Il Neoclassicismo
Tra la fine del Settecento e i primi anni dell’Ottocento nasce un movimento caratterizzato da un ideale “ritorno” al mondo della classicità greco-romana, il Neoclassicismo. Questo movimento nasce dalla reazione allo stile eccessivo del barocco e del rococò, individuando nell’imitazione delle opere classiche una misura di ordine e perfezione. Il Neoclassicismo, inoltre, si sviluppa negli stessi anni del primo Romanticismo, durante l’età napoleonica, dopo il fallimento della Rivoluzione francese e degli ideali illuministici. Importanti per la diffusione del Neoclassicismo sono le scoperte archeologiche di quegli anni, come quella di Pompei ed Ercolano (tra il 1738 e il 1748). In Italia sono Milano e Roma i centri culturali del Neoclassicismo, in cui operano artisti e letterati. A Roma i pontefici di fine Settecento, come Benedetto XIV e Clemente XIV, favoriscono campagne di scavo nella città e nelle altre zone del regno pontificio. E proprio a Roma opera lo storico dell’arte tedesco, Johann Joachim Winckelmann (1717-1768), teorizzatore dei principi ideali dell’arte neoclassica e studioso dell’arte greca e romana. Per Winckelmann in un’opera d’arte sono necessari “nobile semplicità” e “quieta grandezza”, come afferma nel suo saggio più importante, Gesichte der Kunst des Altertums (Storia dell’arte dell’antichità, 1764).
In Italia il Neoclassicismo raggiunge il suo apice alla fine del Settecento in ambito artistico con le opere scultoree di Antonio Canova, mentre in ambito letterario i nomi più importanti sono quelli di Vincenzo Monti (1754-1828) e Ippolito Pindemonte (1753-1828), figure emblematiche del periodo, entrambi traduttori di un poema omerico, Monti l’Iliade, mentre Pindemonte l’Odissea.
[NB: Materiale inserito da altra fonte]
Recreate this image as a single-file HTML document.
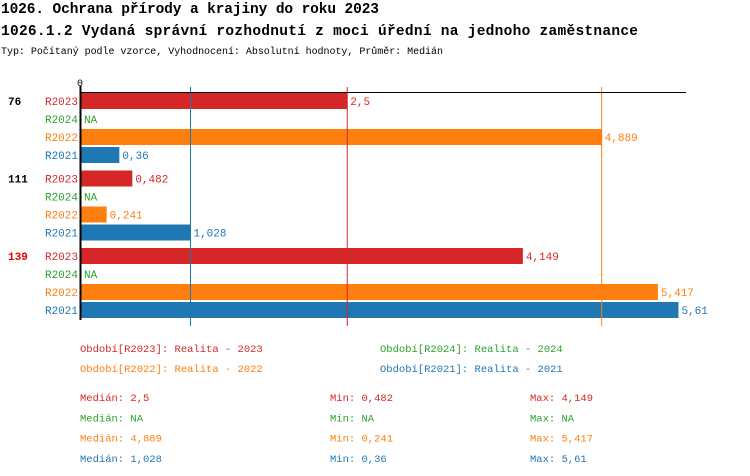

Pindemonte, nei suoi componimenti poetici, come Poesie campestri, si ispira in particolare a Orazio e Virgilio (le Bucoliche in particolare), accogliendo la poetica del “giusto mezzo” del primo e i toni bucolici del secondo, mentre I cimiteri del 1806 avvicinano il poeta alla produzione notturna e sepolcrale (e preromantica) europea. Vincenzo Monti, poeta ufficiale del regime napoleonico nel 1805, si presenta come un autore eclettico e raffinato, pronto ad accogliere influssi dai diversi movimenti dell’epoca: al Neoclassicismo appartengono le odi Prosopepea di Pericle (1779) e Al signor di Montgolfier (1784), al Romanticismo i Pensieri d’amore del 1783; mentre le sue opere teatrali uniscono aspetti delle due poetiche, come l’Aristodemo del 1786. Opera incompiuta, ma significativa dell’autore è il poema in endecasillabi Prometeo (1797), in cui sono presenti suggestioni classiche unite a immagini del mondo contemporaneo. Con questo poema Monti inaugura la stagione poetica napoleonica, che raggiunge l’apice nel decennio 1804-1814, con il poema Il Bardo della Selva Nera, celebrazione della battaglia di Austerlitz. Continuatore e antagonista della poetica montiana è Ugo Foscolo (1778-1827) che nella sua opera coniuga con raffinata abilità istanze neoclassiche e romantiche.